## [DATASET EXTRACT]
+++

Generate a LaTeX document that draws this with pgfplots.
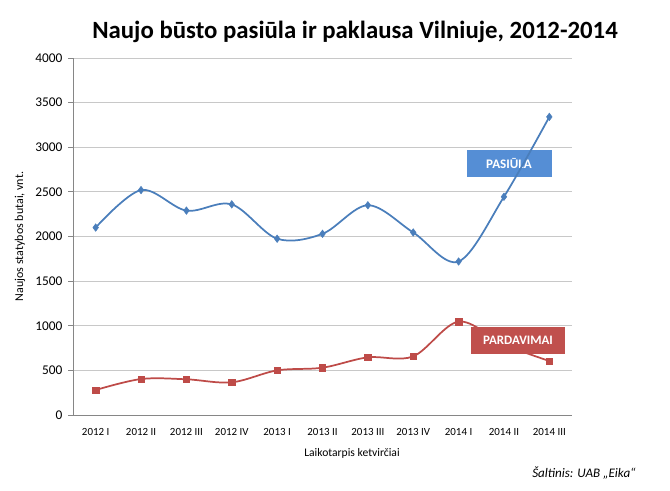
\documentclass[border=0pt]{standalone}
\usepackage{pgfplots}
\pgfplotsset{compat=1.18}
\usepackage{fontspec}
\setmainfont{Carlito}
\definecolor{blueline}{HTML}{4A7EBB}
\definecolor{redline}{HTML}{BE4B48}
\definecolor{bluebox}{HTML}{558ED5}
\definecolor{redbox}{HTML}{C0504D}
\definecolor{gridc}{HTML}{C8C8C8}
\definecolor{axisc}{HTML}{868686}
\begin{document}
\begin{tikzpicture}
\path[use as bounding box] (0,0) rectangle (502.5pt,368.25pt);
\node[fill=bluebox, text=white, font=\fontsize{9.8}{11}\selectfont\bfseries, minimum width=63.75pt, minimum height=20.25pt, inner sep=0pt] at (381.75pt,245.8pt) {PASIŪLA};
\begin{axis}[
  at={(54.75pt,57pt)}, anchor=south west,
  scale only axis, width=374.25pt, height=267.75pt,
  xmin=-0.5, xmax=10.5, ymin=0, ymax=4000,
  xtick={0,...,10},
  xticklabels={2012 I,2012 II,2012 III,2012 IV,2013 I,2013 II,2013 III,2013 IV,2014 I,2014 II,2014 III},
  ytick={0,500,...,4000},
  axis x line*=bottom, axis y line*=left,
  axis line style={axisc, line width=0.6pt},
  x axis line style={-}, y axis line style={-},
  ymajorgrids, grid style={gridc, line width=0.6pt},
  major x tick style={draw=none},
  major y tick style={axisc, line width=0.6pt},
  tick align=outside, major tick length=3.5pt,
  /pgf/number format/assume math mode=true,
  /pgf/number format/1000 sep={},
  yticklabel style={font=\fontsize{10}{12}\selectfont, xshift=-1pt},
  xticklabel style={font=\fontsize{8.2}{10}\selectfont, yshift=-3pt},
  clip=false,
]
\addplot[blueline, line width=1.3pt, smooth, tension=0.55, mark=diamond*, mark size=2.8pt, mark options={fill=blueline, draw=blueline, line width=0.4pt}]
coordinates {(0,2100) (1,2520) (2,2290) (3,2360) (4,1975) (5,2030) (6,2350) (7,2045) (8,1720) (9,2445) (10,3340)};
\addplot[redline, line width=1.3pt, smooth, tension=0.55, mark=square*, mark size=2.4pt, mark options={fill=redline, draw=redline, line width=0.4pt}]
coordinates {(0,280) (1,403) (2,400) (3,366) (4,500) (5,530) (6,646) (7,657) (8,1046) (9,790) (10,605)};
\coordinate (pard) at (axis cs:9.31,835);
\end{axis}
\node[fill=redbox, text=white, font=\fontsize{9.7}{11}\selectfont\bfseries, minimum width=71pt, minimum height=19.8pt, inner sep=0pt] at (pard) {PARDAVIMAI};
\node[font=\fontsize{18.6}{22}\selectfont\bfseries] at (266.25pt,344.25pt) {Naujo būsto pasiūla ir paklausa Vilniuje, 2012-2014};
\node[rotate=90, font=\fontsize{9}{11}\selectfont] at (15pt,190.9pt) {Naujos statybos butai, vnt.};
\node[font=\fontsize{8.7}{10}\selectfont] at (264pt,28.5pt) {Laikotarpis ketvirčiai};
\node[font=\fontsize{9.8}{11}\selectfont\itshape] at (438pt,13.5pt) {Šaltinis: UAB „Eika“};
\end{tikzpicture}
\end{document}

+++

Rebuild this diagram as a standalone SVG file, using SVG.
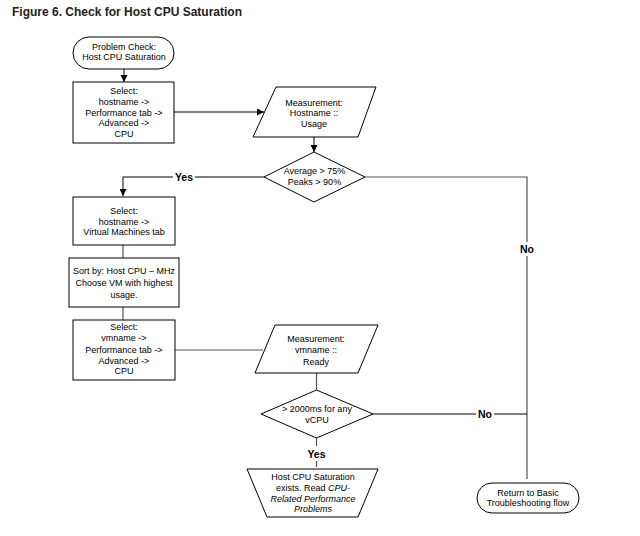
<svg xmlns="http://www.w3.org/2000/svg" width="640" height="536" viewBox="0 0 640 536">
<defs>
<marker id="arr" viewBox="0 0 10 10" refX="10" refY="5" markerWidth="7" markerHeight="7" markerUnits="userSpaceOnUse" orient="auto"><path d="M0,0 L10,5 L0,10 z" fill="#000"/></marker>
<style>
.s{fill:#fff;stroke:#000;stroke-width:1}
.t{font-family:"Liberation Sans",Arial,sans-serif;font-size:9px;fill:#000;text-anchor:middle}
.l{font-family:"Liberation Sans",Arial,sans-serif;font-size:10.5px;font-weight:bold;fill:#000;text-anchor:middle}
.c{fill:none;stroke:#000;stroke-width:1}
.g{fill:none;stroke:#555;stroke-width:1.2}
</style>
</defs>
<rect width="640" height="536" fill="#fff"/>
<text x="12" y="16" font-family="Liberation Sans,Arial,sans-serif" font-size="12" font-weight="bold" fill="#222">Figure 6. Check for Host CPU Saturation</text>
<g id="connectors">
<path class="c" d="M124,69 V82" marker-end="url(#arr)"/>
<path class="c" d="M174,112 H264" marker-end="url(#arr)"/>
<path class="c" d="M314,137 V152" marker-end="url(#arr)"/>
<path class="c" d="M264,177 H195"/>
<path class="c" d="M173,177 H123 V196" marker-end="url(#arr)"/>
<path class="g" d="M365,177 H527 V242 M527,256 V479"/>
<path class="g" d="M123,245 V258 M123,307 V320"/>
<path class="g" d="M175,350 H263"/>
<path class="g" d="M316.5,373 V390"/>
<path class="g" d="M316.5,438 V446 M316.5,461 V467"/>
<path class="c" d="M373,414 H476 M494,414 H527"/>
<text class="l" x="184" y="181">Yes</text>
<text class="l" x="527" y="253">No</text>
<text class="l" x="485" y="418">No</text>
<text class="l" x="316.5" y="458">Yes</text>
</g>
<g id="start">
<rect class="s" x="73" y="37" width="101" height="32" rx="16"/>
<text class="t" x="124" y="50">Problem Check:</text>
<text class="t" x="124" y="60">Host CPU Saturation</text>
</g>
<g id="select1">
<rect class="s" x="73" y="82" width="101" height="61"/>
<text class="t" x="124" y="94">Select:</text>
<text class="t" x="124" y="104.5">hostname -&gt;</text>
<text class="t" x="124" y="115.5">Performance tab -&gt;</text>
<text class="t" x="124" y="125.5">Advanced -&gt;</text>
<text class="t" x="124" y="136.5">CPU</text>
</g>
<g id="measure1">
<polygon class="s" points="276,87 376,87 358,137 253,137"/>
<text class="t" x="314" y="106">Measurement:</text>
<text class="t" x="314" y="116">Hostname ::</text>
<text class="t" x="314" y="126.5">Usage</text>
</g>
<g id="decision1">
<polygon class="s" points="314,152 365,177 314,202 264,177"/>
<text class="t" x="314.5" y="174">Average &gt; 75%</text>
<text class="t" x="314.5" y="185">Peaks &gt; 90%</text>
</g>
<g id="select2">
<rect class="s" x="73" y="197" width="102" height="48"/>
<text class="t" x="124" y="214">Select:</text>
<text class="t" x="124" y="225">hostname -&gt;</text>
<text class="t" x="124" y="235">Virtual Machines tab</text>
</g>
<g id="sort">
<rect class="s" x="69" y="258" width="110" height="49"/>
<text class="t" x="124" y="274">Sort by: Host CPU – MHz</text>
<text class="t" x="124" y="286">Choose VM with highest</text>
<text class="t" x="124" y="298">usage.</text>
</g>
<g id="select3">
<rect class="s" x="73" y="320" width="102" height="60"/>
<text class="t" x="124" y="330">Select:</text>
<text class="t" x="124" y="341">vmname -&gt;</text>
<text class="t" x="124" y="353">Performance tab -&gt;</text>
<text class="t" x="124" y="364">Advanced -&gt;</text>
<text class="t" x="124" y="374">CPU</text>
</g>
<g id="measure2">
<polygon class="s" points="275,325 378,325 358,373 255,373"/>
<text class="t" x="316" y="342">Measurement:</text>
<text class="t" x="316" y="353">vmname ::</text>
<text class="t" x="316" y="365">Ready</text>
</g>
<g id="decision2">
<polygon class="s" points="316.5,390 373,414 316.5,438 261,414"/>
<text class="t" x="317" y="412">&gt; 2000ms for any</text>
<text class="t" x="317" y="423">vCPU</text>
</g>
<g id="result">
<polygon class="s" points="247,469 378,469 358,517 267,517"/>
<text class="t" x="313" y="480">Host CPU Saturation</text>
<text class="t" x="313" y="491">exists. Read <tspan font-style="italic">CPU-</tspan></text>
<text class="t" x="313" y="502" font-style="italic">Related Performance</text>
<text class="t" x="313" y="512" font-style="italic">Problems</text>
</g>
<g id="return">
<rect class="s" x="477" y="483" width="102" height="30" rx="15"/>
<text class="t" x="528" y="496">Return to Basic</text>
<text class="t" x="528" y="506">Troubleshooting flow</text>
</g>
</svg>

+++

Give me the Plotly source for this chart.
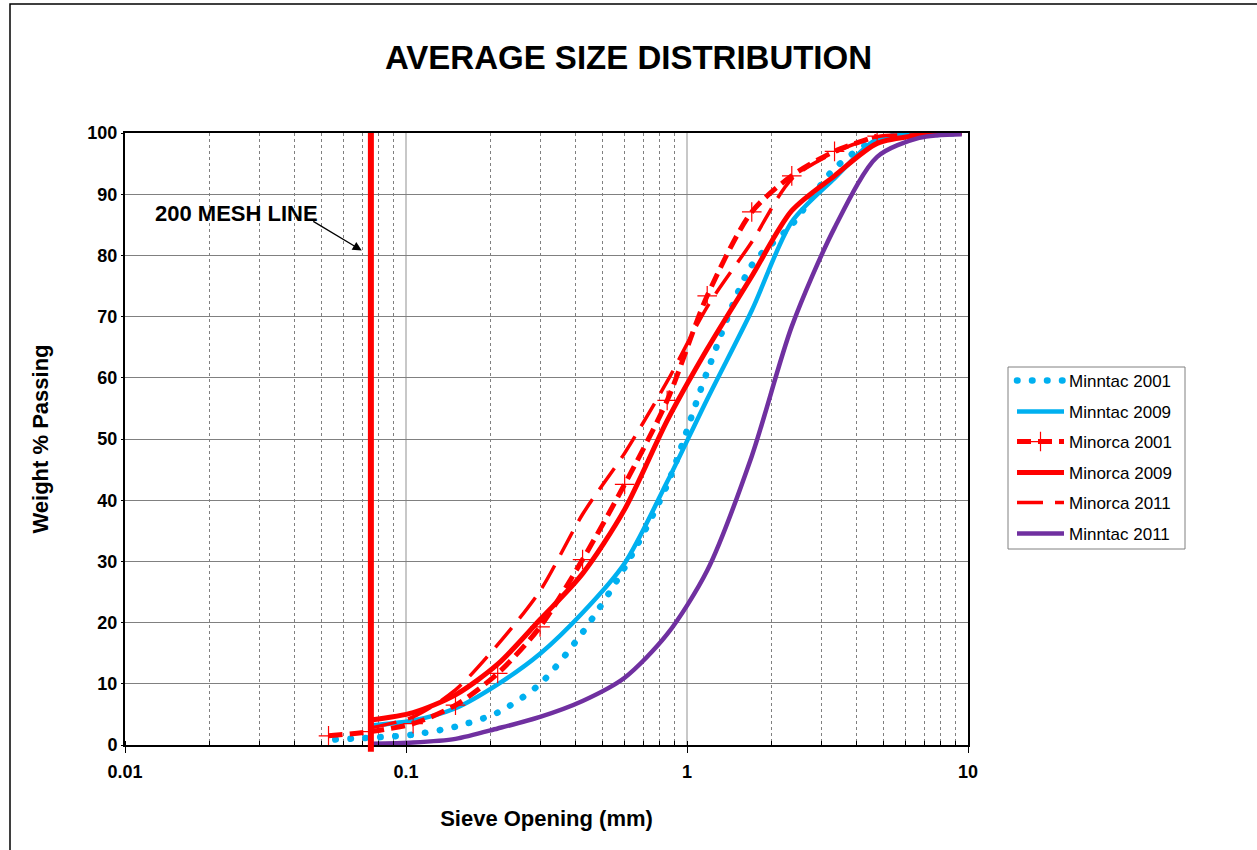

+++

## [EXERCISE]
Lines containing the word "with" are to be tallied; report only the total.

## [WRITTEN REPLY]
2